* TASK DESCRIPTION *
Word for word, print each line of the listing below; pictures stay out.

* DATASET CONTENT *
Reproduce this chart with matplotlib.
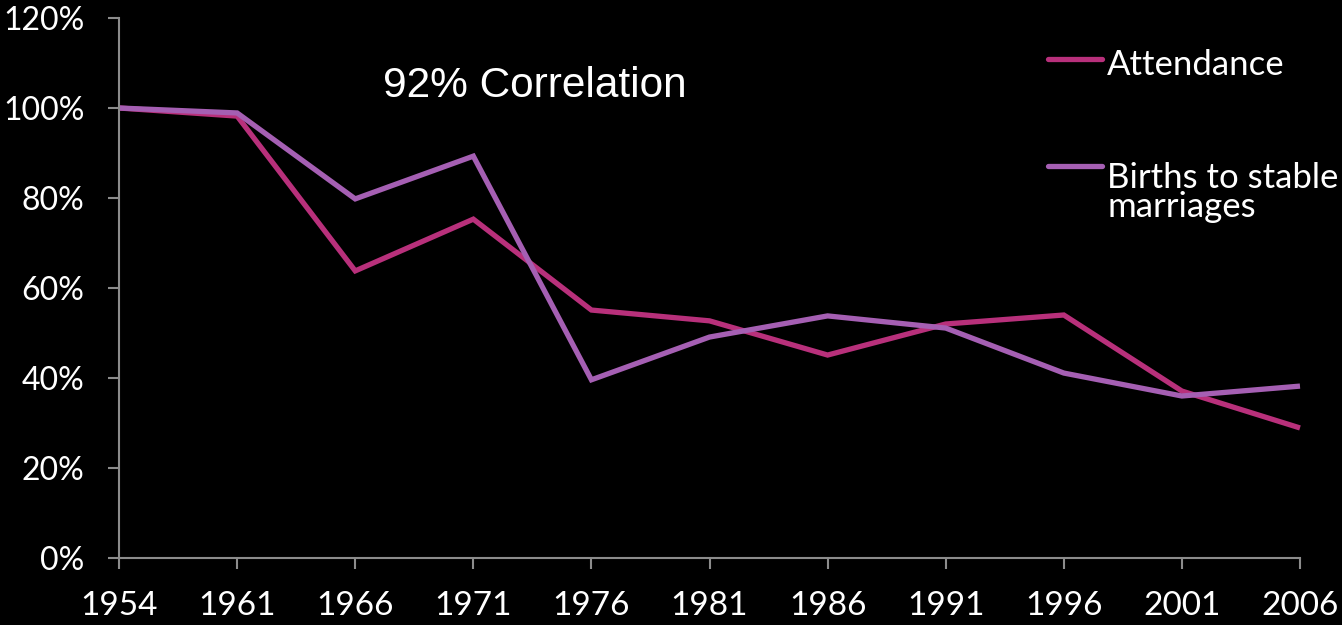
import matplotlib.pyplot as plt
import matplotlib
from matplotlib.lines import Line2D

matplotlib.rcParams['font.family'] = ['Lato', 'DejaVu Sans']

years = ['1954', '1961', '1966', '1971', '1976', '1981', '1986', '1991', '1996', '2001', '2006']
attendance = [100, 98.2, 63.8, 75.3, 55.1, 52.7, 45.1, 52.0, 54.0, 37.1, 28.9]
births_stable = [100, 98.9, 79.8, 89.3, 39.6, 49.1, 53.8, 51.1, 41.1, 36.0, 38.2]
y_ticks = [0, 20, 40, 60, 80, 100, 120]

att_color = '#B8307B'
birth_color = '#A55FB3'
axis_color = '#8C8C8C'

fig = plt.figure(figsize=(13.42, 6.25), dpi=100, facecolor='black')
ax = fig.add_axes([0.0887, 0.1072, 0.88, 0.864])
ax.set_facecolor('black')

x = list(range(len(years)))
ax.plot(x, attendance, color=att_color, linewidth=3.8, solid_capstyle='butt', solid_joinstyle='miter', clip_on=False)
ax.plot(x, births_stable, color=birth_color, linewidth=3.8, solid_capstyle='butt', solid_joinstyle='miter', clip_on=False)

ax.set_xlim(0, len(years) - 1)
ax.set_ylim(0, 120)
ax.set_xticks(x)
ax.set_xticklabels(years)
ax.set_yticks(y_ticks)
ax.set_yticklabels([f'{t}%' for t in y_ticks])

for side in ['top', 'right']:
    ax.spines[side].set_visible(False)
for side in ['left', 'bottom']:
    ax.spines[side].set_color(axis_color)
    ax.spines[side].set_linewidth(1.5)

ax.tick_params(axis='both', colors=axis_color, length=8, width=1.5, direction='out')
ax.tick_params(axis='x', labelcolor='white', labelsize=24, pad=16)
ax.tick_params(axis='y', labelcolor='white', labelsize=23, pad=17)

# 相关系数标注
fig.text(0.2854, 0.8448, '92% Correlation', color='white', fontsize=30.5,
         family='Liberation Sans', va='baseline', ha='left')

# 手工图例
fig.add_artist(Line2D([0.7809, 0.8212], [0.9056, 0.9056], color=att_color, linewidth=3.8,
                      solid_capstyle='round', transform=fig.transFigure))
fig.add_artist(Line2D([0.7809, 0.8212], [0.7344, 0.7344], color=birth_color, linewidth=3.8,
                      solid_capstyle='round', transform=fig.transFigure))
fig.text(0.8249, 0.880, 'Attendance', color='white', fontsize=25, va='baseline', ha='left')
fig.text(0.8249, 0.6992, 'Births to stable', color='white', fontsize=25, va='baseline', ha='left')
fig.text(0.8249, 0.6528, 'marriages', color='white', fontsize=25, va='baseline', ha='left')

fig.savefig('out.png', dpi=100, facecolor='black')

* EXERCISE SOLUTION *
Reproduce this chart with matplotlib.
import matplotlib.pyplot as plt
import matplotlib
from matplotlib.lines import Line2D

matplotlib.rcParams['font.family'] = ['Lato', 'DejaVu Sans']

years = ['1954', '1961', '1966', '1971', '1976', '1981', '1986', '1991', '1996', '2001', '2006']
attendance = [100, 98.2, 63.8, 75.3, 55.1, 52.7, 45.1, 52.0, 54.0, 37.1, 28.9]
births_stable = [100, 98.9, 79.8, 89.3, 39.6, 49.1, 53.8, 51.1, 41.1, 36.0, 38.2]
y_ticks = [0, 20, 40, 60, 80, 100, 120]

att_color = '#B8307B'
birth_color = '#A55FB3'
axis_color = '#8C8C8C'

fig = plt.figure(figsize=(13.42, 6.25), dpi=100, facecolor='black')
ax = fig.add_axes([0.0887, 0.1072, 0.88, 0.864])
ax.set_facecolor('black')

x = list(range(len(years)))
ax.plot(x, attendance, color=att_color, linewidth=3.8, solid_capstyle='butt', solid_joinstyle='miter', clip_on=False)
ax.plot(x, births_stable, color=birth_color, linewidth=3.8, solid_capstyle='butt', solid_joinstyle='miter', clip_on=False)

ax.set_xlim(0, len(years) - 1)
ax.set_ylim(0, 120)
ax.set_xticks(x)
ax.set_xticklabels(years)
ax.set_yticks(y_ticks)
ax.set_yticklabels([f'{t}%' for t in y_ticks])

for side in ['top', 'right']:
    ax.spines[side].set_visible(False)
for side in ['left', 'bottom']:
    ax.spines[side].set_color(axis_color)
    ax.spines[side].set_linewidth(1.5)

ax.tick_params(axis='both', colors=axis_color, length=8, width=1.5, direction='out')
ax.tick_params(axis='x', labelcolor='white', labelsize=24, pad=16)
ax.tick_params(axis='y', labelcolor='white', labelsize=23, pad=17)

# 相关系数标注
fig.text(0.2854, 0.8448, '92% Correlation', color='white', fontsize=30.5,
         family='Liberation Sans', va='baseline', ha='left')

# 手工图例
fig.add_artist(Line2D([0.7809, 0.8212], [0.9056, 0.9056], color=att_color, linewidth=3.8,
                      solid_capstyle='round', transform=fig.transFigure))
fig.add_artist(Line2D([0.7809, 0.8212], [0.7344, 0.7344], color=birth_color, linewidth=3.8,
                      solid_capstyle='round', transform=fig.transFigure))
fig.text(0.8249, 0.880, 'Attendance', color='white', fontsize=25, va='baseline', ha='left')
fig.text(0.8249, 0.6992, 'Births to stable', color='white', fontsize=25, va='baseline', ha='left')
fig.text(0.8249, 0.6528, 'marriages', color='white', fontsize=25, va='baseline', ha='left')

fig.savefig('out.png', dpi=100, facecolor='black')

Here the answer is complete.